Pus when formed may escape and burrow in various directions; thus it may follow the suspensory ligament of the liver and appear at the umbilicus, or it may pass along other reflections of the peritoneum and appear about the cecum or above the pubes, or it may pass into the liver and appear as an hepatic abscess, or around it and thus give rise to a perihepatic or subphrenic abscess. It may even perforate the diaphragm and produce such collections of pus or such phenomena as have been described in the previous chapter, including empyema, pericarditis, abscess of the lung, etc. Again it may burst into the hollow viscera, stomach or intestines, or into the general peritoneal cavity, where it will cause speedily fatal peritonitis. Pulmonary abscess, with discharge of pus and bile, has been cured by Mayo Robson by removing a stone from the common duct. Gallstones have also been found in the pleural cavity and have even been passed by the mouth. Finally pus collecting in the right abdominal pouch may also be mistaken for perirenal abscess.
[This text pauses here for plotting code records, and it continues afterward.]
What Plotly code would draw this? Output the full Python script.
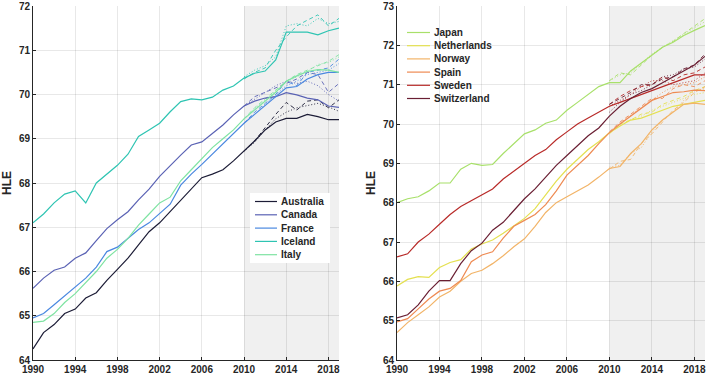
import plotly.graph_objects as go

W, H = 708, 378

years = list(range(1990, 2020))
proj_years = list(range(2010, 2020))

# ---------------- Left panel data ----------------
left_countries = ["Australia", "Canada", "France", "Iceland", "Italy"]
left_colors = ["#1c1c36", "#5a62b4", "#4a88e0", "#2ec4b2", "#7ee3a2"]

australia = [64.25, 64.62, 64.8, 65.05, 65.15, 65.4, 65.52, 65.8, 66.05, 66.3,
             66.6, 66.9, 67.1, 67.35, 67.6, 67.85, 68.12, 68.2, 68.3, 68.5,
             68.72, 68.95, 69.2, 69.38, 69.46, 69.46, 69.55, 69.5, 69.43, 69.43]
canada = [65.62, 65.85, 66.03, 66.1, 66.3, 66.42, 66.7, 66.97, 67.17, 67.35,
          67.62, 67.86, 68.15, 68.4, 68.63, 68.86, 68.93, 69.12, 69.31, 69.54,
          69.74, 69.85, 69.92, 69.95, 70.04, 69.99, 69.92, 69.88, 69.74, 69.71]
france = [64.95, 65.05, 65.25, 65.45, 65.65, 65.85, 66.1, 66.45, 66.55, 66.75,
          66.95, 67.1, 67.3, 67.52, 67.95, 68.2, 68.42, 68.65, 68.9, 69.12,
          69.35, 69.55, 69.75, 69.95, 70.15, 70.18, 70.35, 70.45, 70.5, 70.5]
iceland = [67.1, 67.3, 67.55, 67.75, 67.82, 67.55, 68.0, 68.2, 68.4, 68.65,
           69.05, 69.2, 69.35, 69.61, 69.84, 69.9, 69.88, 69.94, 70.1, 70.19,
           70.37, 70.48, 70.53, 70.78, 71.41, 71.41, 71.41, 71.35, 71.44, 71.5]
italy = [64.85, 64.88, 65.05, 65.3, 65.5, 65.75, 66.0, 66.3, 66.5, 66.75,
         67.05, 67.3, 67.55, 67.68, 68.05, 68.3, 68.55, 68.8, 69.0, 69.2,
         69.45, 69.65, 69.85, 70.05, 70.3, 70.42, 70.52, 70.56, 70.55, 70.5]

australia_dash = [68.72, 68.95, 69.25, 69.55, 69.82, 69.65, 69.85, 69.88, 69.7, 69.88]
australia_dot = [68.72, 68.92, 69.2, 69.45, 69.6, 69.7, 69.75, 69.8, 69.72, 69.62]
canada_dash = [69.74, 69.95, 70.05, 70.15, 70.25, 70.35, 70.5, 70.45, 70.05, 70.25]
canada_dot = [69.74, 69.9, 70.05, 70.2, 70.3, 70.25, 70.3, 70.2, 70.0, 69.85]
france_dash = [69.35, 69.6, 69.8, 70.0, 70.3, 70.2, 70.5, 70.55, 70.6, 70.8]
france_dot = [69.35, 69.55, 69.78, 70.0, 70.2, 70.3, 70.45, 70.5, 70.55, 70.7]
iceland_dash = [70.35, 70.5, 70.6, 71.0, 71.3, 71.55, 71.68, 71.8, 71.55, 71.72]
iceland_dot = [70.4, 70.55, 70.65, 70.85, 71.55, 71.6, 71.55, 71.72, 71.6, 71.65]
italy_dash = [69.45, 69.7, 69.9, 70.1, 70.3, 70.45, 70.55, 70.65, 70.75, 70.9]
italy_dot = [69.45, 69.68, 69.88, 70.08, 70.28, 70.4, 70.52, 70.68, 70.72, 70.85]

left_solid = [australia, canada, france, iceland, italy]
left_dash = [australia_dash, canada_dash, france_dash, iceland_dash, italy_dash]
left_dot = [australia_dot, canada_dot, france_dot, iceland_dot, italy_dot]

# ---------------- Right panel data ----------------
right_countries = ["Japan", "Netherlands", "Norway", "Spain", "Sweden", "Switzerland"]
right_colors = ["#a8e06a", "#e4e050", "#f2b468", "#ee8a52", "#b82a28", "#6a1f33"]

japan = [68.0, 68.1, 68.15, 68.3, 68.5, 68.5, 68.85, 69.0, 68.95, 68.97,
         69.25, 69.5, 69.75, 69.85, 70.02, 70.1, 70.35, 70.55, 70.75, 70.95,
         71.05, 71.05, 71.35, 71.55, 71.75, 71.95, 72.08, 72.25, 72.38, 72.5]
netherlands = [65.88, 66.05, 66.12, 66.1, 66.35, 66.48, 66.55, 66.82, 66.95, 67.05,
               67.22, 67.4, 67.6, 67.85, 68.2, 68.55, 68.85, 69.1, 69.35, 69.55,
               69.78, 69.95, 70.1, 70.15, 70.25, 70.35, 70.45, 70.5, 70.55, 70.6]
norway = [64.7, 64.95, 65.15, 65.35, 65.6, 65.75, 66.0, 66.2, 66.28, 66.45,
          66.65, 66.88, 67.08, 67.4, 67.75, 68.0, 68.15, 68.3, 68.45, 68.65,
          68.87, 68.92, 69.25, 69.5, 69.85, 70.1, 70.3, 70.5, 70.53, 70.5]
spain = [64.97, 65.05, 65.3, 65.55, 65.75, 65.82, 66.02, 66.5, 66.67, 66.75,
         67.1, 67.4, 67.55, 67.7, 67.95, 68.3, 68.7, 68.95, 69.2, 69.5,
         69.78, 70.0, 70.2, 70.4, 70.6, 70.7, 70.8, 70.82, 70.86, 70.85]
sweden = [66.62, 66.7, 67.0, 67.2, 67.45, 67.7, 67.9, 68.05, 68.2, 68.35,
          68.6, 68.8, 69.0, 69.2, 69.35, 69.6, 69.8, 70.0, 70.15, 70.3,
          70.45, 70.55, 70.65, 70.75, 70.85, 70.95, 71.05, 71.15, 71.25, 71.25]
switzerland = [65.07, 65.15, 65.4, 65.75, 66.02, 66.02, 66.45, 66.78, 66.97, 67.3,
               67.5, 67.8, 68.1, 68.35, 68.65, 68.95, 69.2, 69.45, 69.7, 69.9,
               70.2, 70.45, 70.65, 70.8, 70.9, 71.05, 71.2, 71.35, 71.5, 71.72]

japan_dash = [71.1, 71.3, 71.25, 71.5, 71.75, 71.95, 72.1, 72.3, 72.5, 72.68]
japan_dot = [71.1, 71.25, 71.3, 71.55, 71.78, 71.95, 72.12, 72.3, 72.45, 72.6]
netherlands_dash = [69.75, 70.0, 70.1, 70.25, 70.3, 70.5, 70.6, 70.7, 70.85, 70.95]
netherlands_dot = [69.78, 69.95, 70.12, 70.2, 70.35, 70.45, 70.55, 70.65, 70.75, 70.8]
norway_dash = [68.85, 69.05, 69.1, 69.5, 69.75, 70.05, 70.35, 70.55, 70.8, 70.95]
norway_dot = [68.9, 68.95, 69.25, 69.4, 69.8, 70.1, 70.3, 70.6, 70.85, 70.9]
spain_dash = [69.8, 70.05, 70.25, 70.45, 70.65, 70.65, 70.9, 71.0, 70.95, 71.1]
spain_dot = [69.78, 70.02, 70.22, 70.42, 70.62, 70.8, 70.95, 71.0, 71.05, 71.2]
sweden_dash = [70.5, 70.7, 70.85, 70.95, 71.0, 71.2, 71.1, 71.25, 71.3, 71.45]
sweden_dot = [70.45, 70.6, 70.75, 70.95, 71.1, 71.1, 71.0, 71.05, 71.1, 71.3]
switzerland_dash = [70.5, 70.65, 70.8, 71.0, 71.0, 71.15, 71.2, 71.4, 71.5, 71.78]
switzerland_dot = [70.3, 70.55, 70.75, 70.85, 71.0, 71.2, 71.25, 71.4, 71.45, 71.65]

right_solid = [japan, netherlands, norway, spain, sweden, switzerland]
right_dash = [japan_dash, netherlands_dash, norway_dash, spain_dash, sweden_dash, switzerland_dash]
right_dot = [japan_dot, netherlands_dot, norway_dot, spain_dot, sweden_dot, switzerland_dot]

x_ticks = [1990, 1994, 1998, 2002, 2006, 2010, 2014, 2018]
left_y_ticks = list(range(64, 73))
right_y_ticks = list(range(64, 74))
shade_start, x_end = 2010, 2019

# ---------------- Figure ----------------
fig = go.Figure()

def add_panel(xa, ya, solids, dashes, dots, colors):
    for s, d, o, c in zip(solids, dashes, dots, colors):
        fig.add_trace(go.Scatter(x=proj_years, y=d, mode="lines", xaxis=xa, yaxis=ya,
                                 line=dict(color=c, width=0.9, dash="4px,3px"),
                                 showlegend=False, hoverinfo="skip"))
        fig.add_trace(go.Scatter(x=proj_years, y=o, mode="lines", xaxis=xa, yaxis=ya,
                                 line=dict(color=c, width=0.9, dash="1px,2px"),
                                 showlegend=False, hoverinfo="skip"))
    for s, c in zip(solids, colors):
        fig.add_trace(go.Scatter(x=years, y=s, mode="lines", xaxis=xa, yaxis=ya,
                                 line=dict(color=c, width=1.2),
                                 showlegend=False, hoverinfo="skip"))

add_panel("x", "y", left_solid, left_dash, left_dot, left_colors)
add_panel("x2", "y2", right_solid, right_dash, right_dot, right_colors)

font_main = "Liberation Sans, Arial, sans-serif"
tick_font = dict(family=font_main, size=10, color="#262626", weight="bold")

def xaxis_cfg(domain, anchor):
    return dict(domain=domain, anchor=anchor, range=[1990, x_end], tickvals=x_ticks,
                showgrid=True, gridcolor="rgba(0,0,0,0.09)", gridwidth=1,
                zeroline=False, showline=True, linecolor="#262626", linewidth=1,
                ticks="inside", ticklen=3, tickcolor="#262626", automargin=False,
                tickfont=tick_font, fixedrange=True)

def yaxis_cfg(domain, anchor, rng, tv):
    return dict(domain=domain, anchor=anchor, range=rng, tickvals=tv,
                showgrid=True, gridcolor="rgba(0,0,0,0.09)", gridwidth=1,
                zeroline=False, showline=True, linecolor="#262626", linewidth=1,
                ticks="inside", ticklen=3, tickcolor="#262626", automargin=False,
                tickfont=tick_font, fixedrange=True,
                title=dict(text="HLE", font=dict(family=font_main, size=12,
                                                  color="#262626", weight="bold"),
                           standoff=4))

yd = [1 - 360 / H, 1 - 6 / H]
fig.update_layout(
    width=W, height=H, margin=dict(l=0, r=0, t=0, b=0),
    paper_bgcolor="white", plot_bgcolor="white", showlegend=False,
    xaxis=xaxis_cfg([33 / W, 339 / W], "y"),
    yaxis=yaxis_cfg(yd, "x", [64, 72], left_y_ticks),
    xaxis2=xaxis_cfg([397 / W, 705 / W], "y2"),
    yaxis2=yaxis_cfg(yd, "x2", [64, 73], right_y_ticks),
)

shapes = []
for xr, yr in [("x", "y domain"), ("x2", "y2 domain")]:
    shapes.append(dict(type="rect", xref=xr, yref=yr, x0=shade_start, x1=x_end,
                       y0=0, y1=1, fillcolor="#f0f0f0", line=dict(width=0),
                       layer="below"))

annotations = []

def px(x):
    return x / W

def py(y):
    return 1 - y / H

# Left legend (white box, no border)
shapes.append(dict(type="rect", xref="paper", yref="paper", x0=px(250), x1=px(330),
                   y0=py(263), y1=py(193), fillcolor="white", line=dict(width=0),
                   layer="above"))

def add_legend(names, colors, x0, x1, xt, y0, dy):
    for i, (n, c) in enumerate(zip(names, colors)):
        yy = y0 + i * dy
        shapes.append(dict(type="line", xref="paper", yref="paper", x0=px(x0), x1=px(x1),
                           y0=py(yy), y1=py(yy), line=dict(color=c, width=1.2),
                           layer="above"))
        annotations.append(dict(text=n, xref="paper", yref="paper", x=px(xt), y=py(yy),
                                xanchor="left", yanchor="middle", showarrow=False,
                                font=dict(family=font_main, size=10, color="#262626",
                                          weight="bold")))

add_legend(left_countries, left_colors, 255, 277, 279, 201.5, 13.3)
add_legend(right_countries, right_colors, 407, 430, 432, 32.5, 13.2)

fig.update_layout(shapes=shapes, annotations=annotations)

fig.write_html("out.html", config={"displayModeBar": False, "staticPlot": True},
               post_script="document.body.style.margin='0';document.body.style.overflow='hidden';")
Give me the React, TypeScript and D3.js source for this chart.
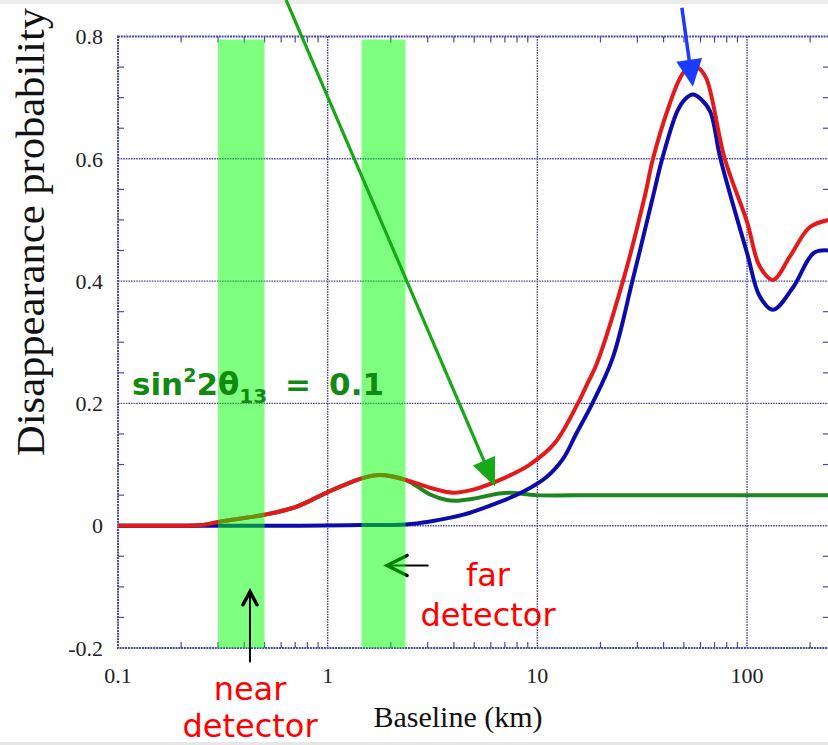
import React from "react";
import * as d3 from "d3";

// Disappearance probability vs reactor baseline (km), sin^2 2θ13 = 0.1
const redBaseline = [0.1, 0.2, 0.25, 0.31, 0.5, 0.71, 1.0, 1.27, 1.44, 1.77, 2.35, 3.08, 3.96, 4.94, 6.85, 9.2, 12.1, 15.6, 17.3, 19.2, 25.6, 32.6, 35.6, 42.8, 48.1, 53.3, 59, 64.2, 78.3, 100, 115, 133, 160, 199, 246];
const redProb = [0, 0, 0.001, 0.007, 0.018, 0.031, 0.055, 0.07, 0.077, 0.083, 0.075, 0.062, 0.054, 0.059, 0.077, 0.1, 0.135, 0.2, 0.232, 0.265, 0.4, 0.54, 0.6, 0.69, 0.733, 0.752, 0.748, 0.73, 0.6, 0.497, 0.424, 0.402, 0.44, 0.488, 0.5];

const blueBaseline = [0.1, 0.74, 1.43, 2.35, 3.08, 4.44, 6.4, 8.5, 11.1, 13.3, 15.3, 18.3, 22.9, 28.4, 35.3, 39.4, 46.4, 50.5, 55.2, 60.5, 66.8, 74.7, 100, 115, 133, 166, 208, 246];
const blueProb = [0, 0, 0.001, 0.002, 0.007, 0.018, 0.037, 0.055, 0.08, 0.11, 0.15, 0.2, 0.275, 0.4, 0.533, 0.6, 0.677, 0.697, 0.705, 0.697, 0.677, 0.6, 0.446, 0.375, 0.353, 0.39, 0.446, 0.45];

const greenBaseline = [0.1, 0.2, 0.25, 0.31, 0.5, 0.71, 1.0, 1.27, 1.44, 1.77, 2.35, 3.08, 3.7, 4.14, 4.94, 6.4, 7.4, 9.9, 19.8, 246];
const greenProb = [0, 0, 0.001, 0.007, 0.018, 0.031, 0.055, 0.07, 0.077, 0.083, 0.075, 0.051, 0.042, 0.041, 0.044, 0.052, 0.054, 0.05, 0.05, 0.05];

// Detector baseline ranges (km)
const nearDetectorKm = [0.3, 0.5];
const farDetectorKm = [1.45, 2.35];
const bandTopProb = 0.795;

const xTickValues = [0.1, 1, 10, 100];
const xTickLabels = ["0.1", "1", "10", "100"];
const yTickValues = [0.8, 0.6, 0.4, 0.2, 0, -0.2];
const yTickLabels = ["0.8", "0.6", "0.4", "0.2", "0", "-0.2"];

const W = 828;
const H = 745;
const left = 118;
const right = 829;
const top = 36.5;
const bottom = 648;

const x = d3.scaleLog().domain([0.1, 246]).range([left, right]);
const y = d3.scaleLinear().domain([-0.2, 0.8]).range([bottom, top]);

const line = d3
  .line<[number, number]>()
  .x((d) => x(d[0]))
  .y((d) => y(d[1]))
  .curve(d3.curveCatmullRom.alpha(0.5));

const zip = (a: number[], b: number[]) => a.map((v, i) => [v, b[i]] as [number, number]);

const serif = "'Liberation Serif', 'Times New Roman', serif";
const handFont = "'DejaVu Sans', sans-serif";
const gridColor = "#4a4aa6";

function ArrowWithHead({ x1, y1, x2, y2, color, width, headLen, headHalf }: any) {
  const dx = x2 - x1;
  const dy = y2 - y1;
  const len = Math.hypot(dx, dy);
  const ux = dx / len;
  const uy = dy / len;
  const bx = x2 - ux * headLen;
  const by = y2 - uy * headLen;
  const px = -uy * headHalf;
  const py = ux * headHalf;
  return (
    <g>
      <line x1={x1} y1={y1} x2={bx + ux * 2} y2={by + uy * 2} stroke={color} strokeWidth={width} />
      <polygon points={`${x2},${y2} ${bx + px},${by + py} ${bx - px},${by - py}`} fill={color} />
    </g>
  );
}

export default function App() {
  // minor ticks
  const xMinor: number[] = [];
  for (const dec of [0.1, 1, 10, 100]) {
    for (let k = 2; k <= 9; k++) {
      const v = dec * k;
      if (v < 246) xMinor.push(v);
    }
  }
  const yMinor: number[] = [];
  for (let v = -0.15; v < 0.8; v += 0.05) {
    const r = Math.round(v * 100) / 100;
    if (Math.abs((r * 10) % 2) > 0.01) yMinor.push(r);
  }

  const farArrowY = y(-0.065);
  const nearArrowX = x(0.426);

  return (
    <svg
      width={W}
      height={H}
      style={{ position: "absolute", left: 0, top: 0, background: "#fff" }}
      xmlns="http://www.w3.org/2000/svg"
    >
      <rect x={0} y={0} width={W} height={H} fill="#fff" />
      <rect x={0} y={0} width={W} height={4} fill="#ebebeb" />
      <rect x={0} y={742} width={W} height={3} fill="#e6e6e6" />

      {/* gridlines */}
      <g stroke={gridColor} strokeWidth={1.4} strokeDasharray="1.6 1">
        {xTickValues.slice(1).map((v) => (
          <line key={"gx" + v} x1={x(v)} x2={x(v)} y1={top} y2={bottom} />
        ))}
        {yTickValues.slice(1, -1).map((v) => (
          <line key={"gy" + v} x1={left} x2={right} y1={y(v)} y2={y(v)} />
        ))}
      </g>

      {/* minor ticks */}
      <g stroke={gridColor} strokeWidth={1.2}>
        {xMinor.map((v) => (
          <g key={"mx" + v}>
            <line x1={x(v)} x2={x(v)} y1={bottom} y2={bottom - 6} />
            <line x1={x(v)} x2={x(v)} y1={top} y2={top + 6} />
          </g>
        ))}
        {yMinor.map((v) => (
          <g key={"my" + v}>
            <line x1={left} x2={left + 6} y1={y(v)} y2={y(v)} />
            <line x1={right} x2={right - 6} y1={y(v)} y2={y(v)} />
          </g>
        ))}
      </g>

      {/* frame */}
      <rect
        x={left}
        y={top}
        width={right - left}
        height={bottom - top}
        fill="none"
        stroke={gridColor}
        strokeWidth={2}
        strokeDasharray="2 0.8"
      />

      {/* curves */}
      <path d={line(zip(greenBaseline, greenProb)) || ""} fill="none" stroke="#1f861f" strokeWidth={4} />
      <path d={line(zip(blueBaseline, blueProb)) || ""} fill="none" stroke="#0c0caa" strokeWidth={4} />
      <path d={line(zip(redBaseline, redProb)) || ""} fill="none" stroke="#e41a1a" strokeWidth={4} />

      {/* far detector pointer (under the band) */}
      <g stroke="#000" fill="none" strokeLinecap="round">
        <line x1={x(3.0)} y1={farArrowY} x2={x(1.92)} y2={farArrowY} strokeWidth={2} />
        <polyline
          points={`${x(1.92) + 20},${farArrowY - 10} ${x(1.92)},${farArrowY} ${x(1.92) + 20},${farArrowY + 10}`}
          strokeWidth={3.5}
        />
      </g>

      {/* detector bands */}
      {[nearDetectorKm, farDetectorKm].map((b, i) => (
        <rect
          key={"band" + i}
          x={x(b[0])}
          y={y(bandTopProb)}
          width={x(b[1]) - x(b[0])}
          height={y(-0.2) - y(bandTopProb)}
          fill="rgb(0,255,0)"
          fillOpacity={0.5}
        />
      ))}

      {/* near detector pointer */}
      <g stroke="#000" fill="none" strokeLinecap="round">
        <line x1={nearArrowX} y1={y(-0.222)} x2={nearArrowX} y2={y(-0.108)} strokeWidth={2} />
        <polyline
          points={`${nearArrowX - 7},${y(-0.108) + 13} ${nearArrowX},${y(-0.108)} ${nearArrowX + 7},${y(-0.108) + 13}`}
          strokeWidth={3.5}
        />
      </g>

      {/* annotation arrows */}
      <ArrowWithHead
        x1={x(0.633)}
        y1={y(0.86)}
        x2={x(6.28)}
        y2={y(0.064)}
        color="#17a817"
        width={3.2}
        headLen={28}
        headHalf={12}
      />
      <ArrowWithHead
        x1={x(48.9)}
        y1={y(0.847)}
        x2={x(55.2)}
        y2={y(0.718)}
        color="#1a3cff"
        width={3.5}
        headLen={27}
        headHalf={13}
      />

      {/* y tick labels */}
      <g fontFamily={serif} fontSize={22} fill="#222" textAnchor="end">
        {yTickValues.map((v, i) => (
          <text key={"yl" + v} x={103} y={y(v)} dy="0.35em">
            {yTickLabels[i]}
          </text>
        ))}
      </g>
      {/* x tick labels */}
      <g fontFamily={serif} fontSize={22} fill="#222" textAnchor="middle">
        {xTickValues.map((v, i) => (
          <text key={"xl" + v} x={x(v)} y={683}>
            {xTickLabels[i]}
          </text>
        ))}
      </g>

      {/* axis titles */}
      <text x={458} y={727} fontFamily={serif} fontSize={30} textAnchor="middle" fill="#111">
        Baseline (km)
      </text>
      <text
        transform="translate(44,232) rotate(-90)"
        fontFamily={serif}
        fontSize={40}
        textAnchor="middle"
        fill="#111"
        textLength={448}
        lengthAdjust="spacingAndGlyphs"
      >
        Disappearance probability
      </text>

      {/* mixing angle label */}
      <text x={132} y={395} fontFamily={handFont} fontWeight="bold" fontSize={31} fill="#128a12">
        <tspan>sin</tspan>
        <tspan fontSize={19} dy={-13}>2</tspan>
        <tspan fontSize={31} dy={13}>2θ</tspan>
        <tspan fontSize={20} dy={8}>13</tspan>
        <tspan fontSize={31} dy={-8} dx={18}>=</tspan>
        <tspan dx={18}>0.1</tspan>
      </text>

      {/* detector labels */}
      <g fontFamily={handFont} fontSize={32} fill="#ff0000" textAnchor="middle">
        <text x={488} y={586}>far</text>
        <text x={488} y={626}>detector</text>
        <text x={250} y={700}>near</text>
        <text x={250} y={737}>detector</text>
      </g>
    </svg>
  );
}
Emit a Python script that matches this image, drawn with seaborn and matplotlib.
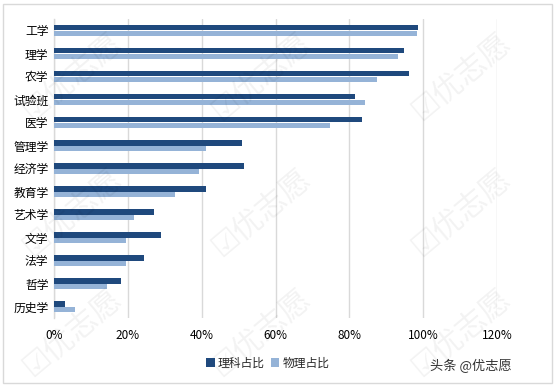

Acute phlegmonous cholecystitis, with gangrene, corresponds to the fulminating form of gangrenous appendicitis, and only received its first description in 1890 by Courvoisier. This is not common, but when met with becomes a disastrous lesion. It is essentially a still more virulent expression of infection and consequent necrosis than the condition described above. It may be so rapid as to destroy the gall-bladder before it has had time to fill with pus. It may occur with or without a history of previous trouble, in the absence of which a diagnosis will be made more perplexing. As the condition declares itself and progresses there will usually form about its site a protective barrier of lymph and omentum, which may prove, when present, the salvation of the patient, especially if the surgeon who makes the operation, and this should be early, recognizes the value of these protections and does not break them down. The condition occurs in connection with gallstone disease, but may follow typhoid fever, cholera, puerperal fever, or other intense infection.
Symptoms of gangrenous cholecystitis are essentially those of the less severe types of infection, only more pronounced. They include severe pain of sudden onset, rapidly growing worse, spreading over a larger area, extreme tenderness and muscle spasm, rapid thoracic respiration, quick pulse, intense depression and collapse, vomiting, rapidly increasing tympanites, anxious facies, with every expression of intense sapremia. Jaundice is an inconstant symptom, while fever is usually present, but is of little importance. The disease may be so rapid as to quickly kill. At all events local destruction occurs early, either with abscess or gangrene, or both.